Istrefi and Mouabbi (forthcoming) construct a new measure that summarises uncertainty about future interest rates of professional forecasters in public and private economic institutions in several countries. The uncertainty relates to the 3-month interest rate, forecasted 3 months ahead by professional forecasters in Consensus Economics’ surveys. With these interest rate forecasts and their respective realised outcomes, we construct the interest-rate uncertainty measure as the sum of two components: (i) disagreement between forecasters and (ii) the time-varying variability of the average forecast errors. Professional forecasters have different views on the level of future economic variables, including interest rates. For example, even if their assessment of future interest rates is based on the same publicly available data, forecasters can interpret the data in different ways, leading to different predictions, and thus disagreement, which is captured in the first component. The second component captures how difficult it is, for all forecasters, to predict future interest rates.

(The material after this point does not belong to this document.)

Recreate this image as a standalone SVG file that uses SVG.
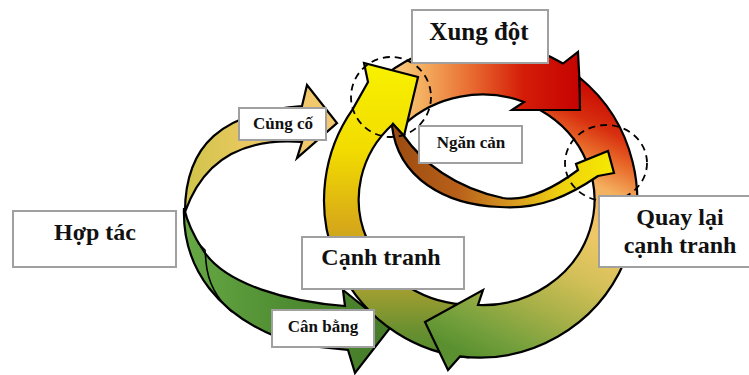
<svg xmlns="http://www.w3.org/2000/svg" width="749" height="375" viewBox="0 0 749 375">
<defs>
<linearGradient id="gYellow" gradientUnits="userSpaceOnUse" x1="0" y1="60" x2="0" y2="360">
<stop offset="0" stop-color="#f8f200"/><stop offset="0.3" stop-color="#f2dc00"/><stop offset="0.55" stop-color="#d8aa18"/><stop offset="0.75" stop-color="#a8a030"/><stop offset="0.9" stop-color="#6a9030"/><stop offset="1" stop-color="#4e8a2c"/>
</linearGradient>
<linearGradient id="gRed" gradientUnits="userSpaceOnUse" x1="380" y1="0" x2="585" y2="0">
<stop offset="0" stop-color="#f8d890"/><stop offset="0.2" stop-color="#f4b060"/><stop offset="0.45" stop-color="#e86a30"/><stop offset="0.7" stop-color="#d41c08"/><stop offset="1" stop-color="#c40000"/>
</linearGradient>
<linearGradient id="gRight" gradientUnits="userSpaceOnUse" x1="585" y1="80" x2="455" y2="350">
<stop offset="0" stop-color="#c80800"/><stop offset="0.12" stop-color="#d83010"/><stop offset="0.2" stop-color="#e86828"/><stop offset="0.3" stop-color="#f4b060"/><stop offset="0.45" stop-color="#eec868"/><stop offset="0.6" stop-color="#d4c058"/><stop offset="0.75" stop-color="#a8b048"/><stop offset="0.9" stop-color="#74a03c"/><stop offset="1" stop-color="#5a9030"/>
</linearGradient>
<linearGradient id="gCung" gradientUnits="userSpaceOnUse" x1="185" y1="0" x2="335" y2="0">
<stop offset="0" stop-color="#cfc44a"/><stop offset="0.4" stop-color="#e8c860"/><stop offset="1" stop-color="#f4c870"/>
</linearGradient>
<linearGradient id="gCan" gradientUnits="userSpaceOnUse" x1="185" y1="0" x2="390" y2="0">
<stop offset="0" stop-color="#66a844"/><stop offset="0.5" stop-color="#4f8c32"/><stop offset="1" stop-color="#467a28"/>
</linearGradient>
<linearGradient id="gNgan" gradientUnits="userSpaceOnUse" x1="390" y1="0" x2="615" y2="0">
<stop offset="0" stop-color="#9a4a10"/><stop offset="0.3" stop-color="#b8601a"/><stop offset="0.55" stop-color="#d89a20"/><stop offset="0.75" stop-color="#eed010"/><stop offset="1" stop-color="#f6ea00"/>
</linearGradient>
</defs>
<style>
.arr{stroke:#000;stroke-width:2.2;stroke-linejoin:miter}
.fold{fill:none;stroke:#000;stroke-width:1.6}
.dash{fill:none;stroke:#000;stroke-width:1.8;stroke-dasharray:7 5}
.box{fill:#fff;stroke:#a0a0a0;stroke-width:2}
.t{font-family:"Liberation Serif","Times New Roman",serif;font-weight:bold;fill:#111;text-anchor:middle}
.big{font-size:24px}
.sm{font-size:17px}
</style>
<g id="connectors">
<path id="arrow-xungdot" class="arr" fill="url(#gRed)" d="M364.6,94.3 A158,158 0 0 1 563,63.5 L578,52 L581,110 L512,110 L524,102 A112,105 0 0 0 404.2,124.5 Z"/>
<path id="arrow-cungco" class="arr" fill="url(#gCung)" d="M185,212 C185,145 222,112 302,106 L307,85 L337,123 L297,158 L302,142 C250,138 205,155 185,212 Z"/>
<path id="arrow-canbang" class="arr" fill="url(#gCan)" d="M184,208 C182,265 215,320 300,345 L348,350 L355,373 L390,328 L343,290 L345,306 C290,302 225,285 203,250 C195,238 188,225 184,208 Z"/>
<path class="fold" d="M198,243 L205,250 L206,262 C208,285 218,300 232,312"/>
<path id="arrow-canhtranh" class="arr" fill="url(#gYellow)" d="M468.2,357.4 A158,158 0 0 1 352.6,109.4 L368,82 L364,63 L418,77 L404,136 L393,124 A112,105 0 0 0 472.2,304.6 Z"/>
<path id="arrow-quaylai" class="arr" fill="url(#gRight)" d="M579.5,77.5 A158,158 0 0 1 460,356.4 L448,370 L425,322 L483,290 L478,305 A112,105 0 0 0 540,110 L580,110 Z"/>
<path id="arrow-ngancan" class="arr" fill="url(#gNgan)" d="M393,124 L404,136 C422,162 455,188 503,198 C530,202 558,185 578,170 L576,164 L608,151 L614,173 L598,176 C570,195 540,210 500,207 C445,205 398,178 392,126 Z"/>
<circle class="dash" cx="391" cy="97" r="40"/>
<ellipse class="dash" cx="606" cy="163" rx="41" ry="38"/>
</g>
<g id="node-xungdot"><rect class="box" x="412" y="10" width="136" height="53"/><text class="t" x="479" y="40" font-size="25">Xung đột</text></g>
<g id="node-cungco"><rect class="box" x="239" y="108" width="87" height="32"/><text class="t sm" x="283" y="129">Củng cố</text></g>
<g id="node-ngancan"><rect class="box" x="419" y="126" width="103" height="37"/><text class="t sm" x="471" y="148">Ngăn cản</text></g>
<g id="node-hoptac"><rect class="box" x="13" y="211" width="163" height="56"/><text class="t big" x="95" y="240">Hợp tác</text></g>
<g id="node-canhtranh"><rect class="box" x="302" y="237" width="162" height="52"/><text class="t big" x="381" y="265">Cạnh tranh</text></g>
<g id="node-canbang"><rect class="box" x="272" y="310" width="102" height="37"/><text class="t sm" x="323" y="332">Cân bằng</text></g>
<g id="node-quaylai"><rect class="box" x="599" y="196" width="152" height="71"/><text class="t big" x="680" y="225">Quay lại</text><text class="t big" x="680" y="253">cạnh tranh</text></g>
</svg>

Interest rate uncertainty fluctuates substantially over time (Figures 1 and 2). The United States displays particularly high levels of interest rate uncertainty around the post dot-com bubble and after the September 11 attacks, in the early 2000s. Spikes in uncertainty are also observed for all countries during the Great Recession of 2008. Interest rate uncertainty is at its lowest from end-2008 for the United States, and from mid-2013 for the euro area. This muted uncertainty reflects low levels of disagreement between forecasters about the future path of short-term interest rates as well as a low variability of forecast errors. Indeed, during these periods, nominal policy interest rates reached levels close to zero (and even modestly below in some cases), and central banks communicated forward guidance that policy rates would remain low for a long time.

Interest rate uncertainty can be related to uncertainty about monetary policy as interest rates play a key role in the transmission of monetary policy decisions to the economy. Indeed, up to 2008, the United States’ interest rate uncertainty co-moves with existing measures of monetary policy uncertainty. By contrast, post-2008, while interest rate uncertainty is at its lowest, monetary policy uncertainty remains elevated, reflecting uncertainty around unconventional policy measures and their unwinding.

Uncertainty about the future path of interest rates is harmful to the economy

Interest rate uncertainty has a negative impact on industrial production, prices and unemployment. Interestingly, this impact varies across countries (Figure 3). For instance, for fluctuations in interest rate uncertainty of the size observed during the recent crisis, the drop in industrial production varies from 0.4% to 3.8%. In response to this uncertainty, unemployment worsens with rates increasing by 0.15 to 1.2 percentage points. In addition, CPI inflation falls by up to 1 percentage point. Furthermore, the recovery of the economy is slow, taking about 3 to 5 years.

Why do some countries suffer more from interest rate uncertainty than others? This can relate to the different structures of the economies and to different institutional frameworks. For instance, the countries most affected are those with a large share of its economy involved in manufacturing (such as Germany and Sweden) because this sector’s activity relies on long-term projects that are sensitive to interest rate changes. Countries with more rigid labour regulations (such as France and Spain) also tend to suffer more, as labour market rigidities make it difficult to reverse hiring choices if the economic climate turns out to be different from what was expected.

Central banks to the rescue: care, communicate, contain

Central banks care about and continuously monitor the evolution of market expectations. They design operational frameworks, such as inflation targeting, that help structure their communication and avoid unnecessary interest rate uncertainty. They also revise language in reaction to the evolution of expectations. For example, during the Great Recession, many central banks across the world communicated forward guidance policies that helped reduce uncertainty about the future path of short-term interest rates.

However, the signal received by markets is not always what was intended. Despite forward guidance communication on keeping rates “low for long”, the 2013 tapering episode in the United States is an example of premature expectations of interest rate hikes stirring markets. In response, the Fed reaffirmed firmly that their forward guidance statement remained relevant, despite discussions on the pace of its asset purchases, thus containing interest rate uncertainty.